• Recorded information
+++

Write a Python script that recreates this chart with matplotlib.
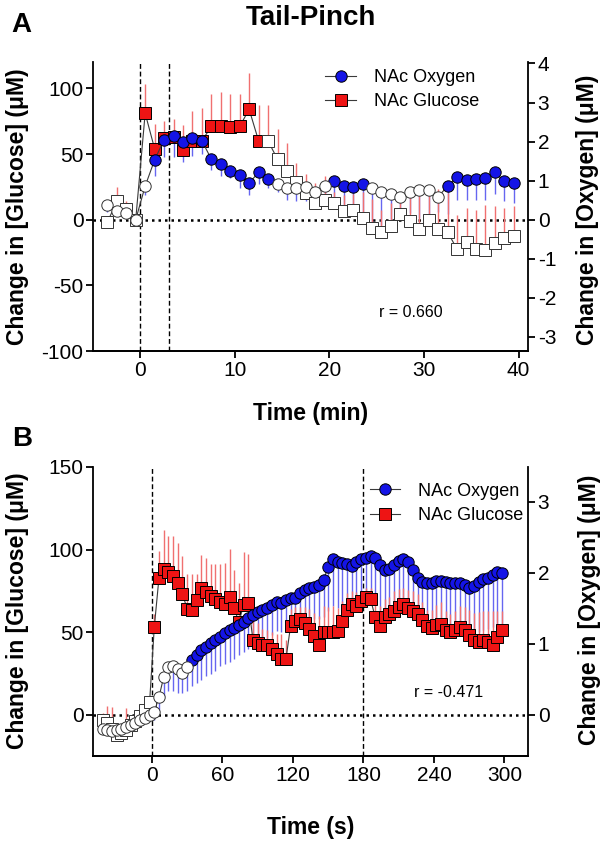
import numpy as np
import matplotlib
matplotlib.use('Agg')
import matplotlib.pyplot as plt
from matplotlib.lines import Line2D

plt.rcParams['font.family'] = ['Liberation Sans', 'DejaVu Sans']
plt.rcParams['axes.unicode_minus'] = False

BLUE = '#1414e6'
RED = '#ee1414'
BLUE_BAR = '#6666f0'
RED_BAR = '#f07070'
LINE = '#3a3a3a'

# ---- panel A: tail-pinch, 1-min bins ----
timeA = [-3.5, -2.5, -1.5, -0.5, 0.5, 1.5, 2.5, 3.5, 4.5, 5.5, 6.5, 7.5, 8.5, 9.5, 10.5,
         11.5, 12.5, 13.5, 14.5, 15.5, 16.5, 17.5, 18.5, 19.5, 20.5, 21.5, 22.5, 23.5,
         24.5, 25.5, 26.5, 27.5, 28.5, 29.5, 30.5, 31.5, 32.5, 33.5, 34.5, 35.5, 36.5,
         37.5, 38.5, 39.5]
glucoseA = [-2, 14, 8, 0, 81, 54, 62, 63, 53, 60, 60, 71, 71, 70.5, 71, 84, 60, 60, 46, 37,
            29, 20, 13, 15, 13, 6.5, 7.5, 1, -6, -9, -4.5, 4, -1, -7, 0, -7, -9.5, -22.5,
            -17, -22.5, -23, -17.5, -14, -12.5]
glucoseSemA = [5, 11, 6, 3, 22, 19, 13, 14, 19, 23, 25, 24.5, 26, 25, 24.5, 28, 27, 27, 23, 21,
               14, 15, 15, 18, 8, 12, 12, 20, 22, 16, 17, 15, 20, 26, 22, 30, 30, 26, 26, 30,
               34, 28, 23, 23]
oxygenA = [0.37, 0.23, 0.18, 0.0, 0.86, 1.53, 2.05, 2.15, 1.98, 2.09, 2.02, 1.55, 1.43, 1.24,
           1.14, 0.94, 1.21, 1.03, 0.92, 0.81, 0.81, 0.84, 0.71, 0.86, 0.99, 0.87, 0.84, 0.92,
           0.81, 0.71, 0.67, 0.59, 0.71, 0.76, 0.76, 0.59, 0.86, 1.09, 1.01, 1.04, 1.06, 1.21,
           0.98, 0.94]
oxygenSemA = [0.17, 0.10, 0.10, 0.07, 0.22, 0.40, 0.44, 0.54, 0.50, 0.45, 0.34, 0.27, 0.32,
              0.17, 0.34, 0.30, 0.30, 0.22, 0.22, 0.30, 0.34, 0.37, 0.24, 0.47, 0.49, 0.62,
              0.59, 0.76, 0.98, 0.84, 0.71, 0.50, 0.54, 0.72, 0.62, 0.39, 0.72, 0.59, 0.50,
              0.54, 0.55, 0.54, 0.50, 0.52]
glucoseSigA = [(0.5, 12.5)]
oxygenSigA = [(1.5, 13.5), (20.5, 23.5), (32.5, 39.5)]
eventsA = [0, 3]

# ---- panel B: tail-pinch, 4-s bins ----
timeB = [-42, -38, -34, -30, -26, -22, -18, -14, -10, -6, -2, 2, 6, 10, 14, 18, 22, 26, 30,
         34, 38, 42, 46, 50, 54, 58, 62, 66, 70, 74, 78, 82, 86, 90, 94, 98, 102, 106, 110,
         114, 118, 122, 126, 130, 134, 138, 142, 146, 150, 154, 158, 162, 166, 170, 174, 178,
         182, 186, 190, 194, 198, 202, 206, 210, 214, 218, 222, 226, 230, 234, 238, 242, 246,
         250, 254, 258, 262, 266, 270, 274, 278, 282, 286, 290, 294, 298]
glucoseB = [-3, -5, -8.5, -12.5, -11, -9.5, -6.5, -4, -0.5, 3, 7.5,
            53, 83, 88, 86.5, 84, 80, 73, 64, 63.5, 69.5,
            76.5, 74, 72, 70, 68, 67, 71.5, 64.5, 56, 66.5,
            67.5, 45, 43.5, 42, 42, 40, 37, 34, 33.5, 54,
            57, 58, 55.5, 52, 47.5, 42, 50, 50, 50, 50.5,
            57, 63.5, 67, 66, 69, 71, 70, 59, 54, 59,
            61, 63, 65, 67, 64.5, 63, 61, 57.5, 53.5, 52.5,
            54.5, 55, 51, 50, 51, 53, 51.5, 48.5, 45.5, 44,
            45, 44, 42.5, 47, 51]
glucoseSemB = [4, 10, 13, 5, 5, 13.5, 4, 4, 3, 3, 4,
               8, 16, 24, 22, 24, 24, 23, 21, 22, 16,
               20, 21, 19, 21, 23, 25, 29, 23, 24, 32,
               30, 20, 12, 10, 9, 10, 12, 15, 12, 10,
               8, 7, 10, 12, 14, 18, 16, 15, 16, 14,
               12, 10, 8, 8, 6, 6, 7, 10, 12, 11,
               10, 12, 11, 10, 11, 12, 12, 11, 10, 11,
               12, 13, 12, 11, 12, 13, 14, 15, 16, 18,
               18, 19, 20, 16, 12]
oxygenB = [-0.20, -0.22, -0.23, -0.22, -0.20, -0.18, -0.14, -0.11, -0.07, -0.04, 0.00,
           0.04, 0.25, 0.53, 0.67, 0.68, 0.64, 0.59, 0.67, 0.77, 0.84,
           0.91, 0.96, 1.01, 1.05, 1.10, 1.15, 1.19, 1.22, 1.26, 1.31,
           1.36, 1.41, 1.44, 1.48, 1.50, 1.55, 1.59, 1.57, 1.62, 1.64,
           1.65, 1.71, 1.76, 1.79, 1.80, 1.83, 1.90, 2.08, 2.19, 2.15,
           2.13, 2.12, 2.10, 2.15, 2.19, 2.21, 2.24, 2.20, 2.11, 2.04,
           2.05, 2.11, 2.17, 2.19, 2.15, 2.04, 1.92, 1.87, 1.86, 1.86,
           1.88, 1.88, 1.87, 1.86, 1.86, 1.85, 1.83, 1.79, 1.81, 1.87,
           1.91, 1.93, 1.97, 2.01, 1.99]
oxygenSemB = [0.07, 0.07, 0.07, 0.07, 0.07, 0.07, 0.07, 0.07, 0.07, 0.07, 0.07,
              0.12, 0.19, 0.28, 0.33, 0.35, 0.33, 0.28, 0.33, 0.37, 0.40,
              0.42, 0.41, 0.43, 0.44, 0.42, 0.43, 0.45, 0.44, 0.42, 0.43,
              0.44, 0.42, 0.41, 0.40, 0.42, 0.43, 0.41, 0.40, 0.42, 0.44,
              0.43, 0.45, 0.44, 0.46, 0.45, 0.48, 0.52, 0.62, 0.66, 0.65,
              0.64, 0.66, 0.65, 0.67, 0.68, 0.68, 0.69, 0.66, 0.64, 0.63,
              0.65, 0.67, 0.68, 0.66, 0.63, 0.62, 0.63, 0.64, 0.65, 0.66,
              0.64, 0.63, 0.64, 0.65, 0.66, 0.65, 0.64, 0.66, 0.68, 0.70,
              0.72, 0.73, 0.74, 0.75, 0.74]
glucoseSigB = [(2, 298)]
oxygenSigB = [(34, 298)]
eventsB = [0, 180]


def sigMask(time, windows):
    t = np.asarray(time)
    mask = np.zeros(len(t), dtype=bool)
    for lo, hi in windows:
        mask |= (t >= lo) & (t <= hi)
    return mask


def drawPanel(ax, time, glu, gluSem, oxy, oxySem, gluSig, oxySig, events,
              xlim, gluLim, oxyLim):
    ax2 = ax.twinx()
    ax.set_xlim(xlim)
    ax.set_ylim(gluLim)
    ax2.set_ylim(oxyLim)

    t = np.asarray(time, dtype=float)
    g = np.asarray(glu, dtype=float)
    o = np.asarray(oxy, dtype=float)
    oTr = ax2.transData  # oxygen drawn in ax's stack but on the right scale

    ax.axhline(0, color='black', lw=1.8, ls=(0, (1, 1.6)), zorder=1)
    for e in events:
        ax.axvline(e, color='black', lw=1.0, ls=(0, (3.5, 2)), zorder=1)

    # SEM: oxygen below, glucose above
    ax.vlines(t, o - np.asarray(oxySem), o, colors=BLUE_BAR, lw=1.0, zorder=2, transform=oTr)
    ax.vlines(t, g, g + np.asarray(gluSem), colors=RED_BAR, lw=1.0, zorder=2.5)

    gm = sigMask(time, gluSig)
    ax.plot(t, g, color=LINE, lw=0.8, zorder=3)
    ax.plot(t[gm], g[gm], 's', ms=8, mfc=RED, mec='black', mew=0.7, zorder=4)
    ax.plot(t[~gm], g[~gm], 's', ms=8, mfc='white', mec='#333333', mew=0.7, zorder=4)

    om = sigMask(time, oxySig)
    ax.plot(t, o, color=LINE, lw=0.8, zorder=5, transform=oTr)
    ax.plot(t[om], o[om], 'o', ms=8.2, mfc=BLUE, mec='black', mew=0.7, zorder=6, transform=oTr)
    ax.plot(t[~om], o[~om], 'o', ms=8.2, mfc='white', mec='#333333', mew=0.7, zorder=6,
            transform=oTr)

    for a in (ax, ax2):
        a.spines['top'].set_visible(False)
        for s in a.spines.values():
            s.set_linewidth(1.3)
        a.tick_params(direction='out', length=5, width=1.3, labelsize=15, pad=2)
    ax.spines['right'].set_visible(False)
    ax2.spines['left'].set_visible(False)
    return ax2


def legendFor(ax, fig, anchor):
    handles = [Line2D([], [], color=LINE, lw=0.8, marker='o', ms=8.2, mfc=BLUE,
                      mec='black', mew=0.7),
               Line2D([], [], color=LINE, lw=0.8, marker='s', ms=8, mfc=RED,
                      mec='black', mew=0.7)]
    leg = ax.legend(handles, ['NAc Oxygen', 'NAc Glucose'], loc='upper left',
                    bbox_to_anchor=anchor, bbox_transform=fig.transFigure,
                    frameon=False, fontsize=13, handlelength=1.7, handletextpad=1.0,
                    labelspacing=0.4, borderpad=0, borderaxespad=0)
    leg.set_zorder(10)


def main():
    fig = plt.figure(figsize=(6.09, 8.5), dpi=100)

    axA = fig.add_axes([0.153, 0.587, 0.714, 0.340])
    axA2 = drawPanel(axA, timeA, glucoseA, glucoseSemA, oxygenA, oxygenSemA,
                     glucoseSigA, oxygenSigA, eventsA,
                     (-5, 41), (-100, 120), (-100 / 29.73, 120 / 29.73))
    axA.set_xticks([0, 10, 20, 30, 40])
    axA.set_yticks([-100, -50, 0, 50, 100])
    axA2.set_yticks([-3, -2, -1, 0, 1, 2, 3, 4])
    legendFor(axA, fig, (0.534, 0.919))
    fig.text(0.675, 0.632, 'r = 0.660', ha='center', va='center', fontsize=11.5)

    axB = fig.add_axes([0.153, 0.1106, 0.714, 0.340])
    axB2 = drawPanel(axB, timeB, glucoseB, glucoseSemB, oxygenB, oxygenSemB,
                     glucoseSigB, oxygenSigB, eventsB,
                     (-50, 320), (-25, 150), (-25 / 43, 150 / 43))
    axB.set_xticks([0, 60, 120, 180, 240, 300])
    axB.set_yticks([0, 50, 100, 150])
    axB2.set_yticks([0, 1, 2, 3])
    legendFor(axB, fig, (0.607, 0.432))
    fig.text(0.736, 0.185, 'r = -0.471', ha='center', va='center', fontsize=11.5)

    # labels
    fig.text(0.511, 0.979, 'Tail-Pinch', ha='center', va='center', fontsize=20, weight='bold')
    fig.text(0.035, 0.971, 'A', ha='center', va='center', fontsize=20, weight='bold')
    fig.text(0.037, 0.484, 'B', ha='center', va='center', fontsize=20, weight='bold')
    lab = dict(ha='center', va='center', fontsize=16.5, weight='bold')
    fig.text(0.029, 0.757, 'Change in [Glucose] (\u03bcM)', rotation=90, **lab)
    fig.text(0.965, 0.753, 'Change in [Oxygen] (\u03bcM)', rotation=90, **lab)
    fig.text(0.51, 0.514, 'Time (min)', **lab)
    fig.text(0.029, 0.281, 'Change in [Glucose] (\u03bcM)', rotation=90, **lab)
    fig.text(0.968, 0.282, 'Change in [Oxygen] (\u03bcM)', rotation=90, **lab)
    fig.text(0.51, 0.026, 'Time (s)', **lab)

    fig.savefig('out.png', dpi=100)
    return 0


main()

+++

• Instructions for the task
Reproduce exactly the run of lines that opens the listing and closes with the line holding "LINE = '#3a3a3a'". Pictures are excluded.

• Response to this exercise
Write a Python script that recreates this chart with matplotlib.
import numpy as np
import matplotlib
matplotlib.use('Agg')
import matplotlib.pyplot as plt
from matplotlib.lines import Line2D

plt.rcParams['font.family'] = ['Liberation Sans', 'DejaVu Sans']
plt.rcParams['axes.unicode_minus'] = False

BLUE = '#1414e6'
RED = '#ee1414'
BLUE_BAR = '#6666f0'
RED_BAR = '#f07070'
LINE = '#3a3a3a'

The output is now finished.